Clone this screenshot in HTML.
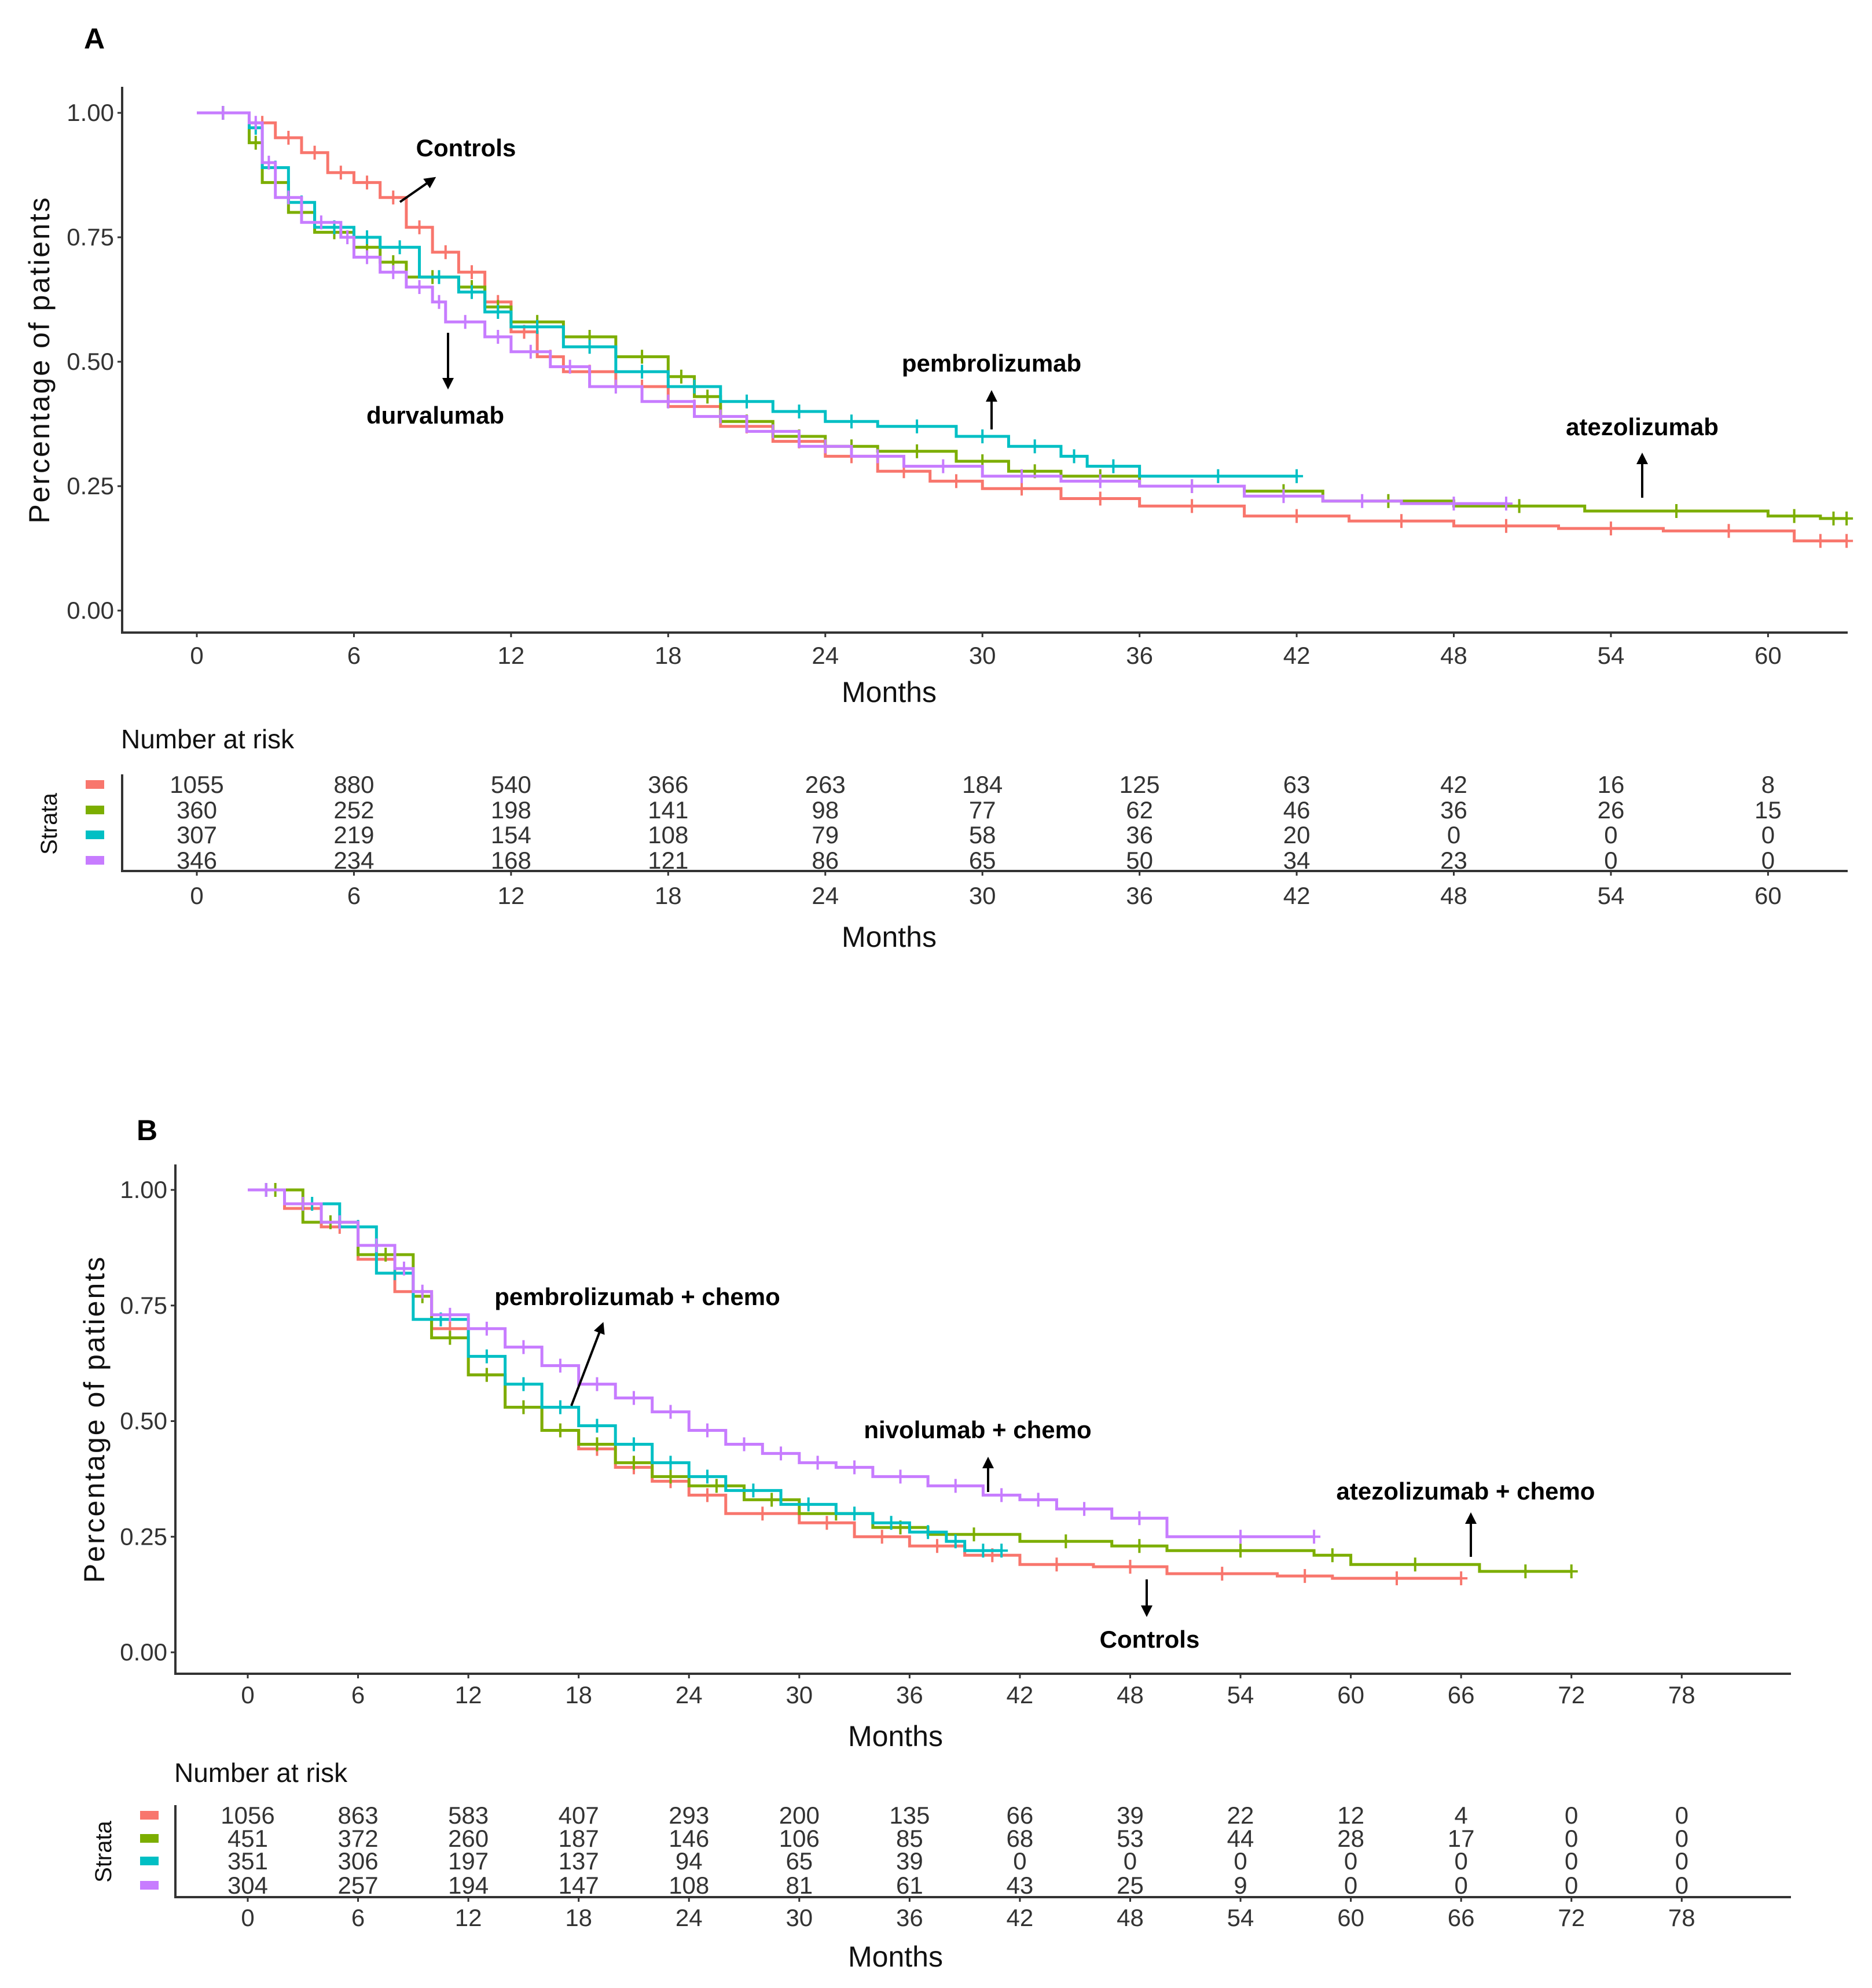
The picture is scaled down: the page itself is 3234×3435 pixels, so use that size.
<!DOCTYPE html>
<html><head><meta charset="utf-8"><style>
html,body{margin:0;padding:0;background:#fff}
svg{display:block}
.tk{font-family:"Liberation Sans Narrow","Liberation Sans",sans-serif;font-size:42px;fill:#333}
.ttl{font-family:"Liberation Sans",sans-serif;font-size:50px;fill:#111}
.ann{font-family:"Liberation Sans",sans-serif;font-weight:bold;font-size:42px;fill:#000}
</style></head><body>
<svg id="fig" width="3234" height="3435" viewBox="0 0 3234 3435" xmlns="http://www.w3.org/2000/svg">
<defs><marker id="ah" viewBox="0 0 10 10" refX="8" refY="5" markerWidth="5" markerHeight="5" orient="auto"><path d="M0,0L10,5L0,10z" fill="#000"/></marker></defs>
</svg>
<script>
// ---------- Panel A data ----------
const monthsTicksA = [0,6,12,18,24,30,36,42,48,54,60];
const survTicks = [0,0.25,0.5,0.75,1];
const survLabels = ["0.00","0.25","0.50","0.75","1.00"];
const aControlsT = [0,2,3,4,5,6,7,8,9,10,11,12,13,14,16,18,20,22,24,26,28,30,33,36,40,44,48,52,56,61,63];
const aControlsS = [1,0.98,0.95,0.92,0.88,0.86,0.83,0.77,0.72,0.68,0.62,0.56,0.51,0.48,0.45,0.41,0.37,0.34,0.31,0.28,0.26,0.245,0.225,0.21,0.19,0.18,0.17,0.165,0.16,0.14,0.14];
const aAtezoT = [0,2,2.5,3.5,4.5,6,7,8,10,11,12,14,16,18,19,20,22,24,26,29,31,33,36,40,43,48,53,60,62,63];
const aAtezoS = [1,0.94,0.86,0.80,0.76,0.73,0.70,0.67,0.65,0.61,0.58,0.55,0.51,0.47,0.43,0.38,0.35,0.33,0.32,0.30,0.28,0.27,0.25,0.24,0.22,0.21,0.20,0.19,0.185,0.185];
const aPembroT = [0,2,2.5,3.5,4.5,6,7,8.5,10,11,12,14,16,18,20,22,24,26,29,31,33,34,36,42];
const aPembroS = [1,0.97,0.89,0.82,0.77,0.75,0.73,0.67,0.64,0.60,0.57,0.53,0.48,0.45,0.42,0.40,0.38,0.37,0.35,0.33,0.31,0.29,0.27,0.27];
const aDurvaT = [0,2,2.5,3,4,5.5,6,7,8,9,9.5,11,12,13.5,15,17,19,21,23,25,27,30,33,36,40,43,46,50];
const aDurvaS = [1,0.98,0.90,0.83,0.78,0.75,0.71,0.68,0.65,0.62,0.58,0.55,0.52,0.49,0.45,0.42,0.39,0.36,0.33,0.31,0.29,0.27,0.26,0.25,0.23,0.22,0.215,0.215];
const riskA = [[1055,880,540,366,263,184,125,63,42,16,8],[360,252,198,141,98,77,62,46,36,26,15],[307,219,154,108,79,58,36,20,0,0,0],[346,234,168,121,86,65,50,34,23,0,0]];
// ---------- Panel B data ----------
const monthsTicksB = [0,6,12,18,24,30,36,42,48,54,60,66,72,78];
const bControlsT = [0,2,4,6,8,10,12,14,16,18,20,22,24,26,30,33,36,39,42,46,50,56,59,66];
const bControlsS = [1,0.96,0.92,0.85,0.78,0.70,0.60,0.53,0.48,0.44,0.40,0.37,0.34,0.30,0.28,0.25,0.23,0.21,0.19,0.185,0.17,0.165,0.16,0.16];
const bAtezoT = [0,3,6,9,10,12,14,16,18,20,22,24,27,30,34,37,42,47,50,58,60,67,72];
const bAtezoS = [1,0.93,0.86,0.77,0.68,0.60,0.53,0.48,0.45,0.41,0.38,0.36,0.33,0.30,0.27,0.255,0.24,0.23,0.22,0.21,0.19,0.175,0.175];
const bNivoT = [0,2,5,7,9,12,14,16,18,20,22,24,26,29,32,34,36,38,39,41];
const bNivoS = [1,0.97,0.92,0.82,0.72,0.64,0.58,0.53,0.49,0.45,0.41,0.38,0.35,0.32,0.30,0.28,0.26,0.24,0.22,0.22];
const bPembroT = [0,2,4,6,8,9,10,12,14,16,18,20,22,24,26,28,30,32,34,37,40,42,44,47,50,58];
const bPembroS = [1,0.97,0.93,0.88,0.83,0.78,0.73,0.70,0.66,0.62,0.58,0.55,0.52,0.48,0.45,0.43,0.41,0.40,0.38,0.36,0.34,0.33,0.31,0.29,0.25,0.25];
const riskB = [[1056,863,583,407,293,200,135,66,39,22,12,4,0,0],[451,372,260,187,146,106,85,68,53,44,28,17,0,0],[351,306,197,137,94,65,39,0,0,0,0,0,0,0],[304,257,194,147,108,81,61,43,25,9,0,0,0,0]];
const colors = ["#F8766D","#7CAE00","#00BFC4","#C77CFF"];

const svg = document.getElementById('fig');
const NS = "http://www.w3.org/2000/svg";
function mk(tag, attrs, parent){const e=document.createElementNS(NS,tag);for(const k in attrs)e.setAttribute(k,attrs[k]);(parent||svg).appendChild(e);return e;}
function txt(x,y,s,cls,anchor,parent){const t=mk('text',{x:x,y:y,class:cls,'text-anchor':anchor||'middle'},parent);t.textContent=s;return t;}

function panel(cfg){
  const g = mk('g',{});
  
  
  const X = m => cfg.x0 + m*cfg.px;
  const Y = s => cfg.y0 + (cfg.y1 - cfg.y0)*s;
  const L = txt(cfg.letterX, cfg.letterY, cfg.letter, 'ann', 'start', g);
  L.setAttribute('style','font-size:50px');
  
  
  const ax = mk('path',{d:`M${cfg.left},${cfg.top}V${cfg.bottom}H${cfg.right}`,fill:'none',stroke:'#333','stroke-width':4},g);
  
  
  survTicks.forEach((s,i)=>{
    mk('line',{x1:cfg.left-8,x2:cfg.left,y1:Y(s),y2:Y(s),stroke:'#333','stroke-width':3},g);
    const t = txt(cfg.left-14, Y(s)+14, survLabels[i], 'tk', 'end', g);
    
    
  });
  cfg.ticks.forEach(m=>{
    mk('line',{x1:X(m),x2:X(m),y1:cfg.bottom,y2:cfg.bottom+8,stroke:'#333','stroke-width':3},g);
    const t = txt(X(m), cfg.tickY, String(m), 'tk', 'middle', g);
    
    
  });
  const xt = txt(cfg.titleX, cfg.xTitleY, 'Months', 'ttl', 'middle', g);
  
  
  const yt = txt(0,0,'Percentage of patients','ttl','middle',g);
  yt.setAttribute('transform',`translate(${cfg.yTitleX},${(cfg.top+cfg.bottom)/2}) rotate(-90)`);
  yt.setAttribute('style','letter-spacing:3px');
  
  
  cfg.series.forEach((sr,si)=>{
    let d = `M${X(sr.t[0])},${Y(sr.s[0])}`;
    for(let i=1;i<sr.t.length;i++){ d += `H${X(sr.t[i])}V${Y(sr.s[i])}`; }
    const p = mk('path',{d:d,fill:'none',stroke:colors[si],'stroke-width':5},g);
    
    
    for(let i=0;i<sr.t.length-1;i++){
      const mx = X((sr.t[i]+sr.t[i+1])/2), my = Y(sr.s[i]);
      const c = mk('path',{d:`M${mx-11},${my}h22M${mx},${my-12}v24`,stroke:colors[si],'stroke-width':4},g);
      
      
    }
    const last = sr.t.length-1;
    const c2 = mk('path',{d:`M${X(sr.t[last])-11},${Y(sr.s[last])}h22M${X(sr.t[last])},${Y(sr.s[last])-12}v24`,stroke:colors[si],'stroke-width':4},g);
    
    
  });
  cfg.ann.forEach(a=>{
    const t = txt(a.tx, a.ty, a.label, 'ann', 'middle', g);
    
    
    const l = mk('line',{x1:a.x1,y1:a.y1,x2:a.x2,y2:a.y2,stroke:'#000','stroke-width':4,'marker-end':'url(#ah)'},g);
    
    
  });
  const nr = txt(cfg.left-2, cfg.nrY, 'Number at risk', 'ttl', 'start', g);
  nr.setAttribute('style','font-size:46px');
  
  
  mk('path',{d:`M${cfg.left},${cfg.rowY[0]-30}V${cfg.tabAxis}H${cfg.right}`,fill:'none',stroke:'#333','stroke-width':4},g);
  cfg.risk.forEach((row,ri)=>{
    const sq = mk('rect',{x:cfg.sqX,y:cfg.rowY[ri]-20,width:32,height:15,fill:colors[ri]},g);
    
    
    row.forEach((v,ci)=>{
      const t = txt(X(cfg.ticks[ci]), cfg.rowY[ri]+2, String(v), 'tk', 'middle', g);
      
      
    });
  });
  const st = txt(0,0,'Strata','ttl','middle',g);
  st.setAttribute('style','font-size:40px');
  st.setAttribute('transform',`translate(${cfg.strataX},${(cfg.rowY[0]+cfg.rowY[3])/2-10}) rotate(-90)`);
  
  
  cfg.ticks.forEach(m=>{
    mk('line',{x1:X(m),x2:X(m),y1:cfg.tabAxis,y2:cfg.tabAxis+8,stroke:'#333','stroke-width':3},g);
    const t = txt(X(m), cfg.tab2TickY, String(m), 'tk', 'middle', g);
    
    
  });
  const xt2 = txt(cfg.titleX, cfg.tab2TitleY, 'Months', 'ttl', 'middle', g);
  
  
}

panel({name:'panel-a',letter:'A',letterX:145,letterY:84,titleX:1536,
  x0:340,px:45.24,y0:1055,y1:195,left:211,right:3192,top:150,bottom:1093,
  ticks:monthsTicksA,tickY:1147,xTitleY:1213,yTitleX:85,
  series:[{name:'controls',t:aControlsT,s:aControlsS},{name:'atezolizumab',t:aAtezoT,s:aAtezoS},{name:'pembrolizumab',t:aPembroT,s:aPembroS},{name:'durvalumab',t:aDurvaT,s:aDurvaS}],
  ann:[{label:'Controls',tx:805,ty:270,x1:691,y1:349,x2:750,y2:308},
       {label:'durvalumab',tx:752,ty:732,x1:774,y1:575,x2:774,y2:669},
       {label:'pembrolizumab',tx:1713,ty:642,x1:1713,y1:742,x2:1713,y2:678},
       {label:'atezolizumab',tx:2837,ty:752,x1:2837,y1:860,x2:2837,y2:786}],
  risk:riskA,nrY:1293,rowY:[1368,1412,1455,1499],sqX:148,tabAxis:1505,strataX:98,
  tab2TickY:1562,tab2TitleY:1636});

panel({name:'panel-b',letter:'B',letterX:236,letterY:1970,titleX:1547,
  x0:428,px:31.76,y0:2855,y1:2056,left:303,right:3094,top:2012,bottom:2892,
  ticks:monthsTicksB,tickY:2943,xTitleY:3017,yTitleX:180,
  series:[{name:'controls',t:bControlsT,s:bControlsS},{name:'atezolizumab-chemo',t:bAtezoT,s:bAtezoS},{name:'nivolumab-chemo',t:bNivoT,s:bNivoS},{name:'pembrolizumab-chemo',t:bPembroT,s:bPembroS}],
  ann:[{label:'pembrolizumab  + chemo',tx:1101,ty:2255,x1:987,y1:2429,x2:1041,y2:2288},
       {label:'nivolumab  + chemo',tx:1689,ty:2485,x1:1707,y1:2578,x2:1707,y2:2521},
       {label:'atezolizumab + chemo',tx:2532,ty:2591,x1:2541,y1:2690,x2:2541,y2:2617},
       {label:'Controls',tx:1986,ty:2847,x1:1981,y1:2729,x2:1981,y2:2790}],
  risk:riskB,nrY:3079,rowY:[3149,3189,3228,3270],sqX:242,tabAxis:3278,strataX:192,
  tab2TickY:3328,tab2TitleY:3398});
</script>
</body></html>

**WHAT YOU NEED TO DO**
How many lines in the listing above contain the string "size"? Answer with the number only.

**REPLY**
7